Task description ▸ Set the data down again, exactly as it reads, but without the pictures.

Supplied data ▸
-=-=-=-=-
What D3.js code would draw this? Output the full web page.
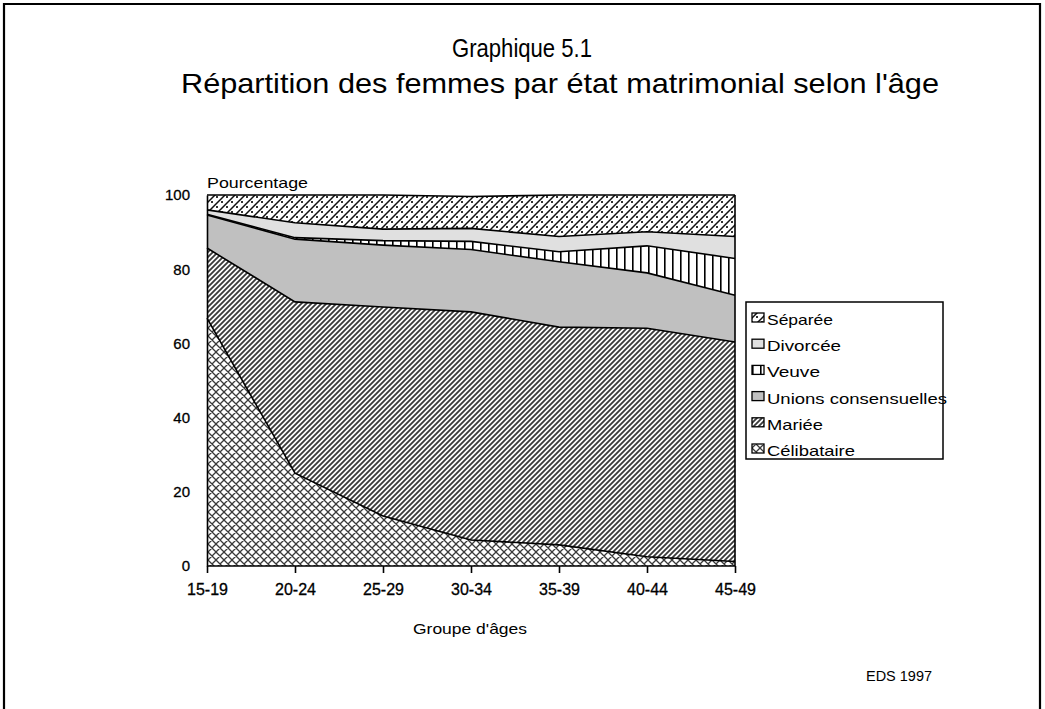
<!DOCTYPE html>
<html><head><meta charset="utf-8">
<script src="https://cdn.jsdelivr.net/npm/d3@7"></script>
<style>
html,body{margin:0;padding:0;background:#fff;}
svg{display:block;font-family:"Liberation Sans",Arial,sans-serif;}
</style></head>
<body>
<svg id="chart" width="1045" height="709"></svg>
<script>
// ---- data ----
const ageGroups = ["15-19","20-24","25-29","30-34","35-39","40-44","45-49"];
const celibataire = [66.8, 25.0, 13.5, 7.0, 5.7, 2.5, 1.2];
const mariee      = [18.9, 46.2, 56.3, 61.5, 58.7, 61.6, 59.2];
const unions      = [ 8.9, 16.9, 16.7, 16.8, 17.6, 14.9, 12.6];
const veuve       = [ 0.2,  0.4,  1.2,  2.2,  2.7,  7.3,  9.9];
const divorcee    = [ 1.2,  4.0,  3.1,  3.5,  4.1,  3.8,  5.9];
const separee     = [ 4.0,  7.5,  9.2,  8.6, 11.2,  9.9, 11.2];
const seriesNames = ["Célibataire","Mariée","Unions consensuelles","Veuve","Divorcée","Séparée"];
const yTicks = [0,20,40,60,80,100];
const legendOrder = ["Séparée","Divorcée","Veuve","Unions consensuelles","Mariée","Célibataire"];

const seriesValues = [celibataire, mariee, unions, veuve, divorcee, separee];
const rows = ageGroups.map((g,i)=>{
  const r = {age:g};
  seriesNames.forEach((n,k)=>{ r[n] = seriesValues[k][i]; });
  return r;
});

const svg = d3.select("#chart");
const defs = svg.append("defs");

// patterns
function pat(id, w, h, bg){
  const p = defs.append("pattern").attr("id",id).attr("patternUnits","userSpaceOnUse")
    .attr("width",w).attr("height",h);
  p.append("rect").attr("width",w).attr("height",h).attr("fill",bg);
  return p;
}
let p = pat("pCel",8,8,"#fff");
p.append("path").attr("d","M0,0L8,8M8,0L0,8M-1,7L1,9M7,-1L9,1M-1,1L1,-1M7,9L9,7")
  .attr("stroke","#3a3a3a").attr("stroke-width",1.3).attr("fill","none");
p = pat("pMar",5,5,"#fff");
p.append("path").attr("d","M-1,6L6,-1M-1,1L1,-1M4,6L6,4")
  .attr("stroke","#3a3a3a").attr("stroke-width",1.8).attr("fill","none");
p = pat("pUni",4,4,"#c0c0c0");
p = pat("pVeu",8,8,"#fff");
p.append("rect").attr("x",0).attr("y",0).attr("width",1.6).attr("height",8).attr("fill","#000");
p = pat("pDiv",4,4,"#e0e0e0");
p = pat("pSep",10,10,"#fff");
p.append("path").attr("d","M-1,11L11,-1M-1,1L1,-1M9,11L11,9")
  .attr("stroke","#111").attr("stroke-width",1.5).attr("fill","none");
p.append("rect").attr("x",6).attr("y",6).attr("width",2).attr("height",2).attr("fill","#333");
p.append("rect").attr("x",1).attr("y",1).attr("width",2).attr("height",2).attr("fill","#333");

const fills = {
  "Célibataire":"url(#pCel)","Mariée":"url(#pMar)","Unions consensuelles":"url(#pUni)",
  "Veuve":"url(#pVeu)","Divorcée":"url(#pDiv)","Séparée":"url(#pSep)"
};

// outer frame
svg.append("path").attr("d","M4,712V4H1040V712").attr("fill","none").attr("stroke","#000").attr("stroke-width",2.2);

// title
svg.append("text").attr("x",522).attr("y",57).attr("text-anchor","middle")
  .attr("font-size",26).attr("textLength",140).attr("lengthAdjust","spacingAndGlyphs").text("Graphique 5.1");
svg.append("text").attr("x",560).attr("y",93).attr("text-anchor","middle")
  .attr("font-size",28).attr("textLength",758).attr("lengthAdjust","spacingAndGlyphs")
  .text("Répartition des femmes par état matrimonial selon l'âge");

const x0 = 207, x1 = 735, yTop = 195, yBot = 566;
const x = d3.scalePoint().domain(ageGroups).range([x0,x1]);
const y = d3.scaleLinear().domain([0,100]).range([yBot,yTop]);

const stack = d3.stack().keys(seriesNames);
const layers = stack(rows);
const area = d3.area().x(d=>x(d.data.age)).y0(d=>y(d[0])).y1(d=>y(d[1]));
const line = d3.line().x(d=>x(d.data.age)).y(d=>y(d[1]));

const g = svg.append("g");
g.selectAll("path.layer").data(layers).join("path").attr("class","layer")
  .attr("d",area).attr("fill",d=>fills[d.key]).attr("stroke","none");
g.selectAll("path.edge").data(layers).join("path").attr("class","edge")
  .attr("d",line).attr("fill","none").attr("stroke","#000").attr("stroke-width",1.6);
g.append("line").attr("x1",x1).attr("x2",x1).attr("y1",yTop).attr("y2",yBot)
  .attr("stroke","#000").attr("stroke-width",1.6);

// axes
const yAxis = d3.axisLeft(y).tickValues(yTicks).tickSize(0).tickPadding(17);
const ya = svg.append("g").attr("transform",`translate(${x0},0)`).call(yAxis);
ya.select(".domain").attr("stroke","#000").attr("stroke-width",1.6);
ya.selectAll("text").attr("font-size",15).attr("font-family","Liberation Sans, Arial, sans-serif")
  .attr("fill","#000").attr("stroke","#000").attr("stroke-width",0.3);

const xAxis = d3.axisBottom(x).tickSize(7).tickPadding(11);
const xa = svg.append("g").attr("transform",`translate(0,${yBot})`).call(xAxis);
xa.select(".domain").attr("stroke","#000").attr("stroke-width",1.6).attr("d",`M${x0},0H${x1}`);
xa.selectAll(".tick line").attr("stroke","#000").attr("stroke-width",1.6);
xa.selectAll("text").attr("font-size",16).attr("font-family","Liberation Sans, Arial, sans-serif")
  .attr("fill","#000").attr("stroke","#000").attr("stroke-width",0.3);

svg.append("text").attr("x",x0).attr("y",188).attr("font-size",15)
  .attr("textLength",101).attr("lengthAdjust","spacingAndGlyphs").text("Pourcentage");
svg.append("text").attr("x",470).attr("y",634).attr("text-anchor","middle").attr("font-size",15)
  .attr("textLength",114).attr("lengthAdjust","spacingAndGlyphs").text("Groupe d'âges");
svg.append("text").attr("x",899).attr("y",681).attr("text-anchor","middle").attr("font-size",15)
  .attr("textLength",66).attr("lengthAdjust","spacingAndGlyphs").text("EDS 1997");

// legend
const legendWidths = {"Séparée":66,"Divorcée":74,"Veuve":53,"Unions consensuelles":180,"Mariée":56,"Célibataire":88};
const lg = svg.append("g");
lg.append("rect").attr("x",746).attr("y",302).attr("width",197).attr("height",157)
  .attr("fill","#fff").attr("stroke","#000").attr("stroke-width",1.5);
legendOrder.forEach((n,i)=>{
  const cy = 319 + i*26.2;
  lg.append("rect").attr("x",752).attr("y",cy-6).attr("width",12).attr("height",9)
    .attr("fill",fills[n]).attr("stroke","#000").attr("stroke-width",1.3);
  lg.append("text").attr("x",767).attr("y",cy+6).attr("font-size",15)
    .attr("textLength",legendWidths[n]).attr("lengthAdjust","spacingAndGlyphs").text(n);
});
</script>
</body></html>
-=-=-=-=-
Solution below ▸
What D3.js code would draw this? Output the full web page.
<!DOCTYPE html>
<html><head><meta charset="utf-8">
<script src="https://cdn.jsdelivr.net/npm/d3@7"></script>
<style>
html,body{margin:0;padding:0;background:#fff;}
svg{display:block;font-family:"Liberation Sans",Arial,sans-serif;}
</style></head>
<body>
<svg id="chart" width="1045" height="709"></svg>
<script>
// ---- data ----
const ageGroups = ["15-19","20-24","25-29","30-34","35-39","40-44","45-49"];
const celibataire = [66.8, 25.0, 13.5, 7.0, 5.7, 2.5, 1.2];
const mariee      = [18.9, 46.2, 56.3, 61.5, 58.7, 61.6, 59.2];
const unions      = [ 8.9, 16.9, 16.7, 16.8, 17.6, 14.9, 12.6];
const veuve       = [ 0.2,  0.4,  1.2,  2.2,  2.7,  7.3,  9.9];
const divorcee    = [ 1.2,  4.0,  3.1,  3.5,  4.1,  3.8,  5.9];
const separee     = [ 4.0,  7.5,  9.2,  8.6, 11.2,  9.9, 11.2];
const seriesNames = ["Célibataire","Mariée","Unions consensuelles","Veuve","Divorcée","Séparée"];
const yTicks = [0,20,40,60,80,100];
const legendOrder = ["Séparée","Divorcée","Veuve","Unions consensuelles","Mariée","Célibataire"];

const seriesValues = [celibataire, mariee, unions, veuve, divorcee, separee];
const rows = ageGroups.map((g,i)=>{
  const r = {age:g};
  seriesNames.forEach((n,k)=>{ r[n] = seriesValues[k][i]; });
  return r;
});

const svg = d3.select("#chart");
const defs = svg.append("defs");

// patterns
function pat(id, w, h, bg){
  const p = defs.append("pattern").attr("id",id).attr("patternUnits","userSpaceOnUse")
    .attr("width",w).attr("height",h);
  p.append("rect").attr("width",w).attr("height",h).attr("fill",bg);
  return p;
}
let p = pat("pCel",8,8,"#fff");
p.append("path").attr("d","M0,0L8,8M8,0L0,8M-1,7L1,9M7,-1L9,1M-1,1L1,-1M7,9L9,7")
  .attr("stroke","#3a3a3a").attr("stroke-width",1.3).attr("fill","none");
p = pat("pMar",5,5,"#fff");
p.append("path").attr("d","M-1,6L6,-1M-1,1L1,-1M4,6L6,4")
  .attr("stroke","#3a3a3a").attr("stroke-width",1.8).attr("fill","none");
p = pat("pUni",4,4,"#c0c0c0");
p = pat("pVeu",8,8,"#fff");
p.append("rect").attr("x",0).attr("y",0).attr("width",1.6).attr("height",8).attr("fill","#000");
p = pat("pDiv",4,4,"#e0e0e0");
p = pat("pSep",10,10,"#fff");
p.append("path").attr("d","M-1,11L11,-1M-1,1L1,-1M9,11L11,9")
  .attr("stroke","#111").attr("stroke-width",1.5).attr("fill","none");
p.append("rect").attr("x",6).attr("y",6).attr("width",2).attr("height",2).attr("fill","#333");
p.append("rect").attr("x",1).attr("y",1).attr("width",2).attr("height",2).attr("fill","#333");

const fills = {
  "Célibataire":"url(#pCel)","Mariée":"url(#pMar)","Unions consensuelles":"url(#pUni)",
  "Veuve":"url(#pVeu)","Divorcée":"url(#pDiv)","Séparée":"url(#pSep)"
};

// outer frame
svg.append("path").attr("d","M4,712V4H1040V712").attr("fill","none").attr("stroke","#000").attr("stroke-width",2.2);

// title
svg.append("text").attr("x",522).attr("y",57).attr("text-anchor","middle")
  .attr("font-size",26).attr("textLength",140).attr("lengthAdjust","spacingAndGlyphs").text("Graphique 5.1");
svg.append("text").attr("x",560).attr("y",93).attr("text-anchor","middle")
  .attr("font-size",28).attr("textLength",758).attr("lengthAdjust","spacingAndGlyphs")
  .text("Répartition des femmes par état matrimonial selon l'âge");

const x0 = 207, x1 = 735, yTop = 195, yBot = 566;
const x = d3.scalePoint().domain(ageGroups).range([x0,x1]);
const y = d3.scaleLinear().domain([0,100]).range([yBot,yTop]);

const stack = d3.stack().keys(seriesNames);
const layers = stack(rows);
const area = d3.area().x(d=>x(d.data.age)).y0(d=>y(d[0])).y1(d=>y(d[1]));
const line = d3.line().x(d=>x(d.data.age)).y(d=>y(d[1]));

const g = svg.append("g");
g.selectAll("path.layer").data(layers).join("path").attr("class","layer")
  .attr("d",area).attr("fill",d=>fills[d.key]).attr("stroke","none");
g.selectAll("path.edge").data(layers).join("path").attr("class","edge")
  .attr("d",line).attr("fill","none").attr("stroke","#000").attr("stroke-width",1.6);
g.append("line").attr("x1",x1).attr("x2",x1).attr("y1",yTop).attr("y2",yBot)
  .attr("stroke","#000").attr("stroke-width",1.6);

// axes
const yAxis = d3.axisLeft(y).tickValues(yTicks).tickSize(0).tickPadding(17);
const ya = svg.append("g").attr("transform",`translate(${x0},0)`).call(yAxis);
ya.select(".domain").attr("stroke","#000").attr("stroke-width",1.6);
ya.selectAll("text").attr("font-size",15).attr("font-family","Liberation Sans, Arial, sans-serif")
  .attr("fill","#000").attr("stroke","#000").attr("stroke-width",0.3);

const xAxis = d3.axisBottom(x).tickSize(7).tickPadding(11);
const xa = svg.append("g").attr("transform",`translate(0,${yBot})`).call(xAxis);
xa.select(".domain").attr("stroke","#000").attr("stroke-width",1.6).attr("d",`M${x0},0H${x1}`);
xa.selectAll(".tick line").attr("stroke","#000").attr("stroke-width",1.6);
xa.selectAll("text").attr("font-size",16).attr("font-family","Liberation Sans, Arial, sans-serif")
  .attr("fill","#000").attr("stroke","#000").attr("stroke-width",0.3);

svg.append("text").attr("x",x0).attr("y",188).attr("font-size",15)
  .attr("textLength",101).attr("lengthAdjust","spacingAndGlyphs").text("Pourcentage");
svg.append("text").attr("x",470).attr("y",634).attr("text-anchor","middle").attr("font-size",15)
  .attr("textLength",114).attr("lengthAdjust","spacingAndGlyphs").text("Groupe d'âges");
svg.append("text").attr("x",899).attr("y",681).attr("text-anchor","middle").attr("font-size",15)
  .attr("textLength",66).attr("lengthAdjust","spacingAndGlyphs").text("EDS 1997");

// legend
const legendWidths = {"Séparée":66,"Divorcée":74,"Veuve":53,"Unions consensuelles":180,"Mariée":56,"Célibataire":88};
const lg = svg.append("g");
lg.append("rect").attr("x",746).attr("y",302).attr("width",197).attr("height",157)
  .attr("fill","#fff").attr("stroke","#000").attr("stroke-width",1.5);
legendOrder.forEach((n,i)=>{
  const cy = 319 + i*26.2;
  lg.append("rect").attr("x",752).attr("y",cy-6).attr("width",12).attr("height",9)
    .attr("fill",fills[n]).attr("stroke","#000").attr("stroke-width",1.3);
  lg.append("text").attr("x",767).attr("y",cy+6).attr("font-size",15)
    .attr("textLength",legendWidths[n]).attr("lengthAdjust","spacingAndGlyphs").text(n);
});
</script>
</body></html>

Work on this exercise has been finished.